While I agree, proving the code is right is not just a matter of documentation.
The work to prove each algorithm is correct in conjunction with the
others is quite enormous.
> There are no algorithms and no description of what the code does to
> compare with the implementation.
>
> What Linux kernel versions does Cake support currently?
In general we have tried to make it compile on versions going back as
far as 3.12. We don't check very often - the principal users of that
are the folk at ubnt testing it and some folk at comcast.
> Are there any
> plans to add comments to the code? Are there any plans to write
> documentation on the individual discrete algorithms and constants used
> in the code?
>
> How should we compute the overhead options? How are we supposed to use
> the new features without documentation?
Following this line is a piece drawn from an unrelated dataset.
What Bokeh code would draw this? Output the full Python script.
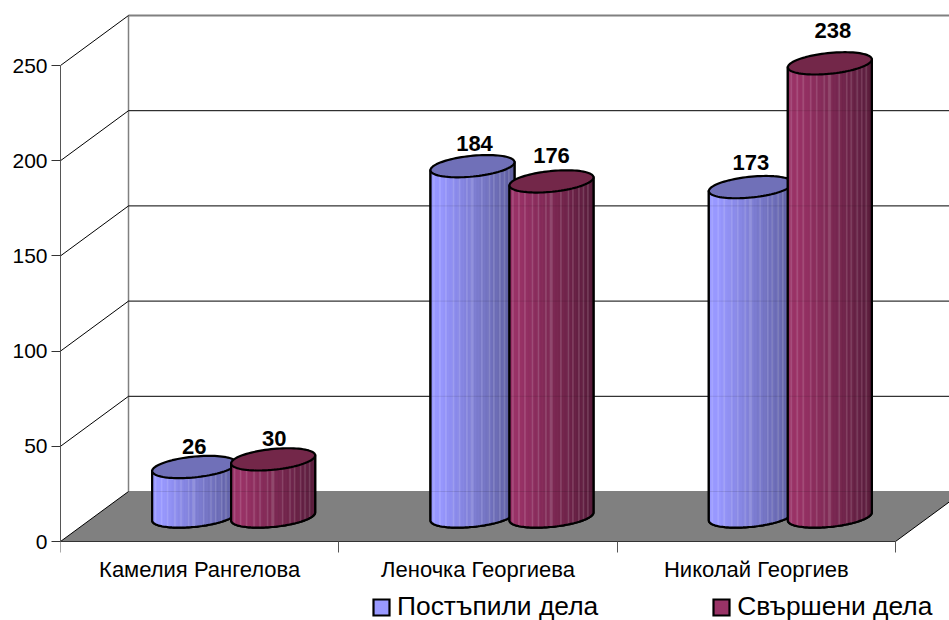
import numpy as np
from bokeh.embed import file_html
from bokeh.resources import INLINE
from bokeh.plotting import figure
from bokeh.core.properties import value
from bokeh.models import Range1d, LinearAxis, FixedTicker, Legend, LegendItem

# ---- data
categories = ["Камелия Рангелова", "Леночка Георгиева", "Николай Георгиев"]
received = [26, 184, 173]
finished = [30, 176, 238]
series_names = ["Постъпили дела", "Свършени дела"]
y_ticks = [0, 50, 100, 150, 200, 250]

# ---- layout constants
W, H = 949, 620
LEFT, BOTTOM = 60, 79
PX_X = 278.33          # px per category
PX_Y = 1.904           # px per value unit
DX = 68 / PX_X         # depth shift of the 3D box
DY = 50 / PX_Y
X_END = (W - LEFT) / PX_X
Y_END = (H - BOTTOM) / PX_Y
Y_START = -BOTTOM / PX_Y
FONT = "Liberation Sans"

p = figure(width=W, height=H, output_backend="svg", toolbar_location=None,
           x_range=Range1d(0, X_END), y_range=Range1d(Y_START, Y_END),
           x_axis_type=None, y_axis_type=None,
           min_border_left=LEFT, min_border_bottom=0, min_border_right=0, min_border_top=0,
           outline_line_color=None, background_fill_color="white", border_fill_color="white")
p.grid.visible = False

# ---- axes
yax = LinearAxis(ticker=FixedTicker(ticks=y_ticks), bounds=(0, 250))
yax.axis_line_color = "#555555"
yax.major_tick_line_color = "#333333"
yax.major_tick_out = 9
yax.major_tick_in = 0
yax.minor_tick_out = 0
yax.major_label_standoff = 4
yax.major_label_text_font = FONT
yax.major_label_text_font_size = "21px"
yax.major_label_text_color = "black"
p.add_layout(yax, "left")

xax = LinearAxis(ticker=FixedTicker(ticks=[i + 0.5 for i in range(len(categories))],
                                    minor_ticks=list(range(len(categories) + 1))),
                 bounds=(0, len(categories)), fixed_location=0)
xax.major_label_overrides = {i + 0.5: c for i, c in enumerate(categories)}
xax.axis_line_color = "#333333"
xax.major_tick_out = 0
xax.major_tick_in = 0
xax.minor_tick_out = 11
xax.minor_tick_in = 0
xax.minor_tick_line_color = "#555555"
xax.major_label_standoff = 4
xax.major_label_text_font = FONT
xax.major_label_text_font_size = "22px"
xax.major_label_text_color = "black"
p.add_layout(xax, "below")

# ---- 3D box
n = len(categories)
p.patch([0, n, n + DX, X_END + 1, DX], [0, 0, DY, DY, DY], fill_color="#808080", line_color=None)
p.line([DX, DX], [DY, DY + y_ticks[-1]], line_color="#808080", line_width=1.5)
p.line([DX, X_END], [DY, DY], line_color="#808080", line_width=1)
top = y_ticks[-1]
p.line([DX, X_END], [DY + top, DY + top], line_color="#808080", line_width=2)
p.multi_line([[DX, X_END] for t in y_ticks[1:-1]], [[DY + t, DY + t] for t in y_ticks[1:-1]],
             line_color="black", line_width=1)
p.multi_line([[0, DX] for t in y_ticks], [[t, t + DY] for t in y_ticks],
             line_color="black", line_width=1)
p.line([n, n + DX], [0, DY], line_color="black", line_width=1)


# ---- cylinders
RX = 42 / PX_X
RY = 10.4 / PX_Y
SKEW = 4 / PX_Y
OFF = 39.5 / PX_X
STRIPES = [0.05, 0.11, 0.19, 0.27, 0.34, 0.43, 0.5, 0.62, 0.7, 0.76, 0.83, 0.89, 0.94]
STYLES = [
    dict(base="#9999FF", left=(0x99, 0x99, 0xFF), right=(0x5E, 0x5E, 0x9E), top="#7070B8"),
    dict(base="#993366", left=(0x9B, 0x34, 0x68), right=(0x58, 0x1E, 0x3C), top="#732749"),
]


def hexc(c):
    return "#%02x%02x%02x" % tuple(int(round(v)) for v in c)


def cylinder(cx, val, style):
    cy0 = DY / 2
    cy1 = val + DY / 2

    # silhouette, also the series' legend swatch
    t = np.linspace(np.pi, 2 * np.pi, 60)
    ox = np.cos(t)
    oy = np.sin(t)
    sx = np.concatenate([[cx - RX], cx + RX * ox, [cx + RX]])
    sy = np.concatenate([[cy1 - SKEW], cy0 + RY * oy + SKEW * ox, [cy1 + SKEW]])
    body = p.patch(sx, sy, fill_color=style["base"], line_color="black", line_width=2.2,
                   line_join="miter")

    edges = np.linspace(-1, 1, 57)
    xs, ys, cols = [], [], []
    for k in range(len(edges) - 1):
        u0, u1 = edges[k], edges[k + 1]
        f = (k + 0.5) / (len(edges) - 1)
        g = 0 if f < 0.12 else (f - 0.12) / 0.88
        c = np.array(style["left"]) * (1 - g) + np.array(style["right"]) * g
        if any(abs(f - s) < 0.009 for s in STRIPES):
            c = c * 0.85 + 255 * 0.15 * np.array([1, 1, 1])
        fr0 = np.sqrt(max(1 - u0 * u0, 0))
        fr1 = np.sqrt(max(1 - u1 * u1, 0))
        xs.append([cx + RX * u0, cx + RX * u1, cx + RX * u1, cx + RX * u0])
        ys.append([cy1 - RY * fr0 + SKEW * u0, cy1 - RY * fr1 + SKEW * u1,
                   cy0 - RY * fr1 + SKEW * u1, cy0 - RY * fr0 + SKEW * u0])
        cols.append(hexc(c))
    p.patches(xs, ys, fill_color=cols, line_color=cols, line_width=0.6)

    # faint gridline ghost through the body
    ghost = [t + DY for t in y_ticks if cy0 < t + DY < cy1 - RY]
    if ghost:
        p.multi_line([[cx - RX, cx + RX] for g in ghost], [[g, g] for g in ghost],
                     line_color="black", line_alpha=0.1, line_width=1)

    # outline over the strips
    p.line(sx, sy, line_color="black", line_width=2.2)

    # top
    a = np.linspace(0, 2 * np.pi, 90)
    p.patch(cx + RX * np.cos(a), cy1 + RY * np.sin(a) + SKEW * np.cos(a),
            fill_color=style["top"], line_color="black", line_width=2.2)
    return body


label_dy = [[20, 21], [23, 26], [25, 33]]   # px above the cylinder top
label_dx = [[0, 1], [2, 0], [0, 3]]
swatch = [None, None]
for i in range(n):
    for s, vals in enumerate([received, finished]):
        cx = i + 0.5 + DX / 2 + (-OFF if s == 0 else OFF)
        b = cylinder(cx, vals[i], STYLES[s])
        if swatch[s] is None:
            swatch[s] = b
for i in range(n):
    for s, vals in enumerate([received, finished]):
        cx = i + 0.5 + DX / 2 + (-OFF if s == 0 else OFF)
        p.text([cx], [vals[i] + DY / 2], text=[str(vals[i])], text_font=value(FONT),
               text_font_style="bold", text_font_size="22px", text_color="black",
               text_align="center", text_baseline="middle",
               x_offset=label_dx[i][s], y_offset=-label_dy[i][s])

# ---- legend
legend = Legend(items=[LegendItem(label=series_names[0], renderers=[swatch[0]]),
                       LegendItem(label=series_names[1], renderers=[swatch[1]])],
                location=(311, -2), orientation="horizontal", border_line_color=None,
                background_fill_alpha=0, padding=0, margin=0, spacing=113,
                glyph_width=20, glyph_height=20, label_standoff=6,
                label_text_font=FONT, label_text_font_size="26.4px", label_text_color="black",
                label_height=20)
p.add_layout(legend, "center")

open("out.html", "w").write(file_html(p, INLINE))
Like every under-resourced open source project, if there are things
you would like to do, go right ahead and do them. Since you are big on
documentation, please go for it.
>
> Are there any plans for more major changes? Is the code still going to
> receive major overhauls?
Cake has muddled along for a long time without me paying much attention to it.
At the moment, however, I do regard cake as feature complete with the
nat per-host fq support. Most of the other members of the team would
like to get it upstream. I'd like to clean up the API and stats while
doing that. I'm pretty sure a feature or two will get rejected by
upstream...
One nice new feature landed in net-next for fq_codel last week, which
allows for terminating vpns better. I looked over cake while cleaning
up (the backport defines made my eyes bleed), and I think that feature
can't work in cake.
I appreciate your interest and concern. I think cake contains
important, breakthrough technologies, and they need to be polished and
made more useful. I would love it, if one day, cake inspired the same
level of academic interest that codel did and industry acceptance that
fq_codel has.
--
Dave Täht
Let's go make home routers and wifi faster! With better software!